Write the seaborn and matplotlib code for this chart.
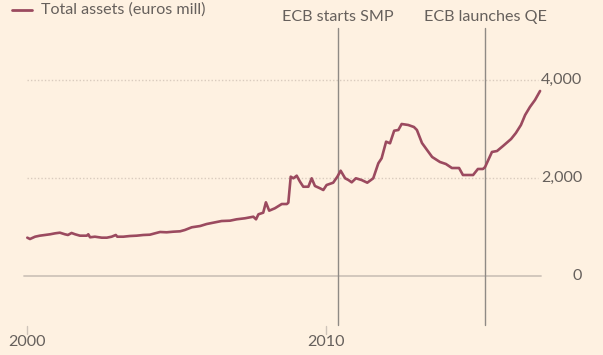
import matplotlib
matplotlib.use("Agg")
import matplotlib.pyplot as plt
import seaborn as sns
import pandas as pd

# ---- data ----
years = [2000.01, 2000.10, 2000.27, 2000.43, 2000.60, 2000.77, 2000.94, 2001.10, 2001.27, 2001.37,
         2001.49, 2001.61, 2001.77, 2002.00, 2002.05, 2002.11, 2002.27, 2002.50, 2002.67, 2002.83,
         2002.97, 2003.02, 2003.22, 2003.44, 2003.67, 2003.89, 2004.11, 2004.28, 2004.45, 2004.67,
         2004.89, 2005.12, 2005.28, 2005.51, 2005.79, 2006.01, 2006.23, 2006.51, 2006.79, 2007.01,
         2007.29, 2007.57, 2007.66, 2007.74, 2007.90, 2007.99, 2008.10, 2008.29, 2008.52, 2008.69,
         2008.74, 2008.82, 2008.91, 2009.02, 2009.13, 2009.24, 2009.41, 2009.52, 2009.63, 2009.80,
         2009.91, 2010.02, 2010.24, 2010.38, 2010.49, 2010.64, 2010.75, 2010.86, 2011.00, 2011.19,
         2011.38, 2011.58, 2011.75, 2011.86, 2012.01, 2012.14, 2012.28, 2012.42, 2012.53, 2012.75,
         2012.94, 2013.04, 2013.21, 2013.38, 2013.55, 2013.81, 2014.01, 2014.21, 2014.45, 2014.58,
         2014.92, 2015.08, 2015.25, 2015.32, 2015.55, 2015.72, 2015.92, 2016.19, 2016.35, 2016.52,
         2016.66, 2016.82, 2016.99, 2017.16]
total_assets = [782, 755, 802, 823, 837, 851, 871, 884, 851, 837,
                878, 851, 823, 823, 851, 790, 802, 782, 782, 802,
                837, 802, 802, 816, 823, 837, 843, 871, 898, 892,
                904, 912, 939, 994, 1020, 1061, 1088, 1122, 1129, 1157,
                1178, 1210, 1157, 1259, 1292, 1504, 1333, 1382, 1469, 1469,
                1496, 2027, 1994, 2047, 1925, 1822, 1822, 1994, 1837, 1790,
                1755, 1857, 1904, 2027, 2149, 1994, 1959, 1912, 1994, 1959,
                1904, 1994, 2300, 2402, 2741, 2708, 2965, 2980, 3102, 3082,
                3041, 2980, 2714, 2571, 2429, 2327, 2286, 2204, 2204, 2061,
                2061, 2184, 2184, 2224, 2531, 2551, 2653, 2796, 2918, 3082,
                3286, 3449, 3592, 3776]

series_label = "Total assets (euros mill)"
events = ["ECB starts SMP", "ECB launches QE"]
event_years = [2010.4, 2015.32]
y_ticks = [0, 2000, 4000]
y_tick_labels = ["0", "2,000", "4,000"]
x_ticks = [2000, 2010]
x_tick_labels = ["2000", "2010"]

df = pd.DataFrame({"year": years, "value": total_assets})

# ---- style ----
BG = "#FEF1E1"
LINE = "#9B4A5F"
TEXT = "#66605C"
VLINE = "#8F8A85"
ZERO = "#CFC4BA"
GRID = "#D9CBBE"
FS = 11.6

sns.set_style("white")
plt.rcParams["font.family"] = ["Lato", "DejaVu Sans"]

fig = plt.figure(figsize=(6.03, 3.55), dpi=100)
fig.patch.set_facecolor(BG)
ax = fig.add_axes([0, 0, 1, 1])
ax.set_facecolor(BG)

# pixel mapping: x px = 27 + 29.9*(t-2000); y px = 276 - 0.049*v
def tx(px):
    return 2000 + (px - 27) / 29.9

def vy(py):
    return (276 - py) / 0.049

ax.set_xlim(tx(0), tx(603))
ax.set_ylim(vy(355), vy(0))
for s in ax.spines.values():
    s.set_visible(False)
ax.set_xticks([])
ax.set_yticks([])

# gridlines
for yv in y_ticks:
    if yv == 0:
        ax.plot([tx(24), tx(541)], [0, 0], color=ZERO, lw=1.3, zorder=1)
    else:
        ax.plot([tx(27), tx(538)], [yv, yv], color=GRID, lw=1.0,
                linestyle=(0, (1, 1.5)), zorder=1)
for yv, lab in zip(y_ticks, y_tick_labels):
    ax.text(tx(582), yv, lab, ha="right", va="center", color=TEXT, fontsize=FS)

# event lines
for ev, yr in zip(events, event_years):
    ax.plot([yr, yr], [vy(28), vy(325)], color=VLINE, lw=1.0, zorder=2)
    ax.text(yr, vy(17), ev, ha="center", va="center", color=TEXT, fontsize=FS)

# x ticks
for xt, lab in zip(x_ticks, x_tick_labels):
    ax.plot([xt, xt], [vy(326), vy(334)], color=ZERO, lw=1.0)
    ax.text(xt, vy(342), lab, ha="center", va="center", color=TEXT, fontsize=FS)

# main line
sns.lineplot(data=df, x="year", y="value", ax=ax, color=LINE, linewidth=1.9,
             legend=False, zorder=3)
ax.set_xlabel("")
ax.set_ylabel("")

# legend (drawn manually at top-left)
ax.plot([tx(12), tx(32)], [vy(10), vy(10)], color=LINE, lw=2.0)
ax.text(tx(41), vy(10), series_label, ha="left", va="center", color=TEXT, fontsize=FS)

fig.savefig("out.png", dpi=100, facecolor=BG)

- [Problem statement]: Return nothing but the lines running from the start of the data to the line with "import pandas as pd", please, both ends included and no pictures.

- [Answer below]:
Write the seaborn and matplotlib code for this chart.
import matplotlib
matplotlib.use("Agg")
import matplotlib.pyplot as plt
import seaborn as sns
import pandas as pd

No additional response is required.